Mexican officials say they didn’t forget their space insurance ahead of a flawed Russian rocket launch that destroyed their MexSat-1 satellite. Named Centenario, the satellite was intended to celebrate the 100-year anniversary of the Mexican Revolution. If deployed successfully, it would have increased 3.5G communications services in rural areas as part of a 3-satellite constellation linked to sites on the ground. Centenario was destroyed about 8 minutes after the Russian Proton-M rocket took off from the Baikonur Cosmodrome, located in the former Soviet state of Kazakhstan. Fragments of the rocket and the satellite were reported scattered across uninhabited areas of Siberia.

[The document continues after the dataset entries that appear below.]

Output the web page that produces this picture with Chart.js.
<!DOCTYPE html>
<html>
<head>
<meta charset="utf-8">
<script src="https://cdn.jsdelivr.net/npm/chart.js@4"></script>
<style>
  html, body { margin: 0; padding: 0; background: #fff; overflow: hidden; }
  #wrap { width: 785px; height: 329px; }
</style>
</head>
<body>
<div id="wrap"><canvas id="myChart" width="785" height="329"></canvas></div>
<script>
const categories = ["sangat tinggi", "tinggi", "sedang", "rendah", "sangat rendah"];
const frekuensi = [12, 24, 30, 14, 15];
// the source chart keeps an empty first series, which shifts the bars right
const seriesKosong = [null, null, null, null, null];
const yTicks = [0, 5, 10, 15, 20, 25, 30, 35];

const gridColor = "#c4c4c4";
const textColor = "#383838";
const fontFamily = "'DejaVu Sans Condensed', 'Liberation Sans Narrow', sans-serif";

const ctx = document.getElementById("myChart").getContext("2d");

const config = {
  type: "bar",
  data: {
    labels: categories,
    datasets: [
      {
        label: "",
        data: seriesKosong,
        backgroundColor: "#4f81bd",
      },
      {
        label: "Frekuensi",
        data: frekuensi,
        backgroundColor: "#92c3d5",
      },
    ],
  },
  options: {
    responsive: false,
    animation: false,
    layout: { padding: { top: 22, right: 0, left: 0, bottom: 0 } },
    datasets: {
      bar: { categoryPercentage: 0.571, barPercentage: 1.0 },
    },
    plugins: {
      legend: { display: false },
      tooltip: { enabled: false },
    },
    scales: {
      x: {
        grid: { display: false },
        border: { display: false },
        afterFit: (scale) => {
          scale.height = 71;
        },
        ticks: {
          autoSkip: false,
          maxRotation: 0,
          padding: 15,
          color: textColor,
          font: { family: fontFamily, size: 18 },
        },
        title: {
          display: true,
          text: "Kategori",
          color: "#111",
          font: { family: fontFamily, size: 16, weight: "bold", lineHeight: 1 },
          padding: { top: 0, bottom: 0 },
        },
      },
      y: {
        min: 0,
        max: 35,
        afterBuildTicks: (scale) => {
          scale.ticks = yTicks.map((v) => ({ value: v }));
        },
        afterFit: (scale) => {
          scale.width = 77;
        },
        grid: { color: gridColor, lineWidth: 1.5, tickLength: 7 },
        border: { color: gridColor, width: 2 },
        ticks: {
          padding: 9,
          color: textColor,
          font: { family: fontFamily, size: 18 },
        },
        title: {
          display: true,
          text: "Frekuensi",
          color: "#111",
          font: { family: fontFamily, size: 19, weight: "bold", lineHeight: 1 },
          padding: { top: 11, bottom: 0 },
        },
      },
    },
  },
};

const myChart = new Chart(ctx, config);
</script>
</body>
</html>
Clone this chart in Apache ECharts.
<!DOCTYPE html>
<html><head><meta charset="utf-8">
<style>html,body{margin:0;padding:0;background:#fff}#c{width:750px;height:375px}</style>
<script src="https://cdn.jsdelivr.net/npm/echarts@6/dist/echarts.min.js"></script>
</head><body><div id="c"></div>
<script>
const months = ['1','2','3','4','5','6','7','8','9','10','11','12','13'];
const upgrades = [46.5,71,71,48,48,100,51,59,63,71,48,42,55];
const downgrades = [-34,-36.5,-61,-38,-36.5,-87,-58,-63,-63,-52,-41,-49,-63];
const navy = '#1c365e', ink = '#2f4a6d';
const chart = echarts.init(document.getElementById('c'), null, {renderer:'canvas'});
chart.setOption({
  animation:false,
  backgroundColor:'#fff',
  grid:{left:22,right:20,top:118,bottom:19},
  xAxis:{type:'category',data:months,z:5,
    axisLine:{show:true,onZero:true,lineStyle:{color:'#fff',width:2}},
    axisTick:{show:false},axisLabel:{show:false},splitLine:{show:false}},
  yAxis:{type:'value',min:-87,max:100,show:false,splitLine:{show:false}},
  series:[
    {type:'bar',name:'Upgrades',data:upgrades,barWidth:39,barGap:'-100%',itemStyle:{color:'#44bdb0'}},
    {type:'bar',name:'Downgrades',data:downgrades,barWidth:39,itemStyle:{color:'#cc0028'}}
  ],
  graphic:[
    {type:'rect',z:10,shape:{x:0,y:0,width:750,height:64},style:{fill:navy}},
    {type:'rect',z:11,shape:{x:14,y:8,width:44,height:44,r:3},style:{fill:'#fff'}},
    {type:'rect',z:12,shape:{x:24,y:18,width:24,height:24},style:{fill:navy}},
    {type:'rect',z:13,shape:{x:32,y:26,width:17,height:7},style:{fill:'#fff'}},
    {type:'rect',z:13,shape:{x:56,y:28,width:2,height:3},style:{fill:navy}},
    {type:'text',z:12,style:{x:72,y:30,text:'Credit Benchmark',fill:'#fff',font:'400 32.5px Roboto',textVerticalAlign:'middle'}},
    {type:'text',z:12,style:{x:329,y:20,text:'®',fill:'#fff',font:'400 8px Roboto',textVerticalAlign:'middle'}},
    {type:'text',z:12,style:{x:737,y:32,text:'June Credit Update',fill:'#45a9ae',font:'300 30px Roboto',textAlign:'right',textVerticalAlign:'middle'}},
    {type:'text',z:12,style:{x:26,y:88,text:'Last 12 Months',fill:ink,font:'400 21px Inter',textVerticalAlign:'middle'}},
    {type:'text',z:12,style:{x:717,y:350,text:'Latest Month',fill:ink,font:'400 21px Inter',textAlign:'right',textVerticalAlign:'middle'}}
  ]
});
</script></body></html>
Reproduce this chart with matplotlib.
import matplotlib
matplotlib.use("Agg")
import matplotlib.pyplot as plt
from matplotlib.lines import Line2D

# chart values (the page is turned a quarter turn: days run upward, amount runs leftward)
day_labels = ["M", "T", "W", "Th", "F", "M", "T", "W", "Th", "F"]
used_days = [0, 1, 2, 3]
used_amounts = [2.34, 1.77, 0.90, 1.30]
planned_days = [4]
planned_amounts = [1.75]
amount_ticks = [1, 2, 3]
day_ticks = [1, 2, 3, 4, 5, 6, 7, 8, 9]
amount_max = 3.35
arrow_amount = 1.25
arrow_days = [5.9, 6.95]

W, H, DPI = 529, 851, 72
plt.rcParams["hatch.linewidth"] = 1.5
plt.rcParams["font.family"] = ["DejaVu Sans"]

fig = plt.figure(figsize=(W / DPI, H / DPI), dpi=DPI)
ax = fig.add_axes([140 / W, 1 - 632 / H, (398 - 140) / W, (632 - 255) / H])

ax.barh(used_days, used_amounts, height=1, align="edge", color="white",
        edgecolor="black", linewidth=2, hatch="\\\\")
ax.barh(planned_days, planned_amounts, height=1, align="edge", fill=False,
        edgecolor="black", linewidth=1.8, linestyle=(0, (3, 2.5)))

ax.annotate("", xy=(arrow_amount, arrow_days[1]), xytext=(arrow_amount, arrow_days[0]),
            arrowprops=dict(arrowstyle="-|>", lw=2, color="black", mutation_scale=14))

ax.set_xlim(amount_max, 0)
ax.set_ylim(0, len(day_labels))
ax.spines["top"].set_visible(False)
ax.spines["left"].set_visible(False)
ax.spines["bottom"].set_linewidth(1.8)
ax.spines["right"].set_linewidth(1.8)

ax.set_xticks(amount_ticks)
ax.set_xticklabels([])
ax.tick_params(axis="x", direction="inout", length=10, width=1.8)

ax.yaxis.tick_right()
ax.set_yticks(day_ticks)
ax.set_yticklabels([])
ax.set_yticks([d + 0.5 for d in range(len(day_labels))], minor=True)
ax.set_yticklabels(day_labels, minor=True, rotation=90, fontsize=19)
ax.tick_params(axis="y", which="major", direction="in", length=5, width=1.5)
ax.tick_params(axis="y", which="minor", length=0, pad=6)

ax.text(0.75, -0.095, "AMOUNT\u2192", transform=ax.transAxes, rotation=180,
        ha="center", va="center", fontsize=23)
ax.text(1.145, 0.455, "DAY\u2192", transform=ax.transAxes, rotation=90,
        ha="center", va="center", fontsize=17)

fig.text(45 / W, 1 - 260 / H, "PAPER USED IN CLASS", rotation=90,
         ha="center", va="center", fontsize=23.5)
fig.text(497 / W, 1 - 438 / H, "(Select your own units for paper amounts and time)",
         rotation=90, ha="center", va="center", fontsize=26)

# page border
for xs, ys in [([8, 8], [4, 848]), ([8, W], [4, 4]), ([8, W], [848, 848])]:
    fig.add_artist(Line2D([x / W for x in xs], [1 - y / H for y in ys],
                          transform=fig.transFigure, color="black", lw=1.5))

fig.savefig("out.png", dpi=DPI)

Mexican officials admit that they were nervous ahead of the launch, which followed a string of SNAFUs by International Launch Service (ILS), a private company that subcontracts space work with the Russian government. A Proton-M rocket failed in July of 2013, and a recent delivery of supplies to the International Space Station failed to dock. The Proton-M was developed in the 1990s, and has had plenty of successful launches. Mexican officials were worried about the rocket and the ILS in light of recent mishaps, but say that they couldn’t cancel the launch without paying a large fee.

“I can’t hide that we had were slightly worried about the failures of [ILS], but considering that there was a $60 million penalty clause for not launching with them the recommendation was to proceed,” Gerardo Ruíz Esparza, Mexican Secretary of Communication and Transport said, according to La Jornada.

One reason they went through with the launch may be that Centenario was insured. Mexican officials secured a plan for the satellite with an astronomical $50 million in premiums, but no deductible. They say that a claim filed after the ILS fiasco will cover the estimated $300 dollar cost of the satellite as well as the $90 million dollar fee charged by the Russian Federal Space Agency. That means the crash didn’t take any cash out of Mexico’s coffers.

“We won’t lose a single peso,” Ruíz Esparza said.

However, Mexican Space Agency (AEM) president Fernando de la Peña called the contract with ILS and “error,” adding that it could cost the agency another year before another launch can be arranged, delaying MexSat-1’s mission.

“We clearly told this new government [headed by Enrique Peña Nieto] the risks, that there could easily be an accident because the rocket was very old and had a significant history of failure. Unfortunately the didn’t want to adjust the contract with the launching company.”

snowboard rocket
Russian snowboarder wears a costume at a ski resort. The writing reads "Proton-M," the same rocket used in the failed MexSat-1 launch. Llya Naymushin

That discontent is bad news for Russia’s extraterrestrial reputation. Operations are now suspended at the Baikonur Cosmodrome.

"It seems that the Russian space industry is disintegrating with cosmic speed," Yuri Karash, a member of the Russian Academy of Space Science, told the Interfax news agency. “Due to low pay and a lack of new projects, those working in the space industry are "far from the best specialists and have no interest in cobbling together cosmic stools such as rockets developed a half-century ago."

Mexico already has plans to launch another MexSat-1 named Morelos III, after José María Morelos (he’s the revolutionary hero depicted on the 50 Peso bill). Morelos III will launch in October carried by a Lockheed Martin rocket from Cape Canaveral, Florida, which NASA operates.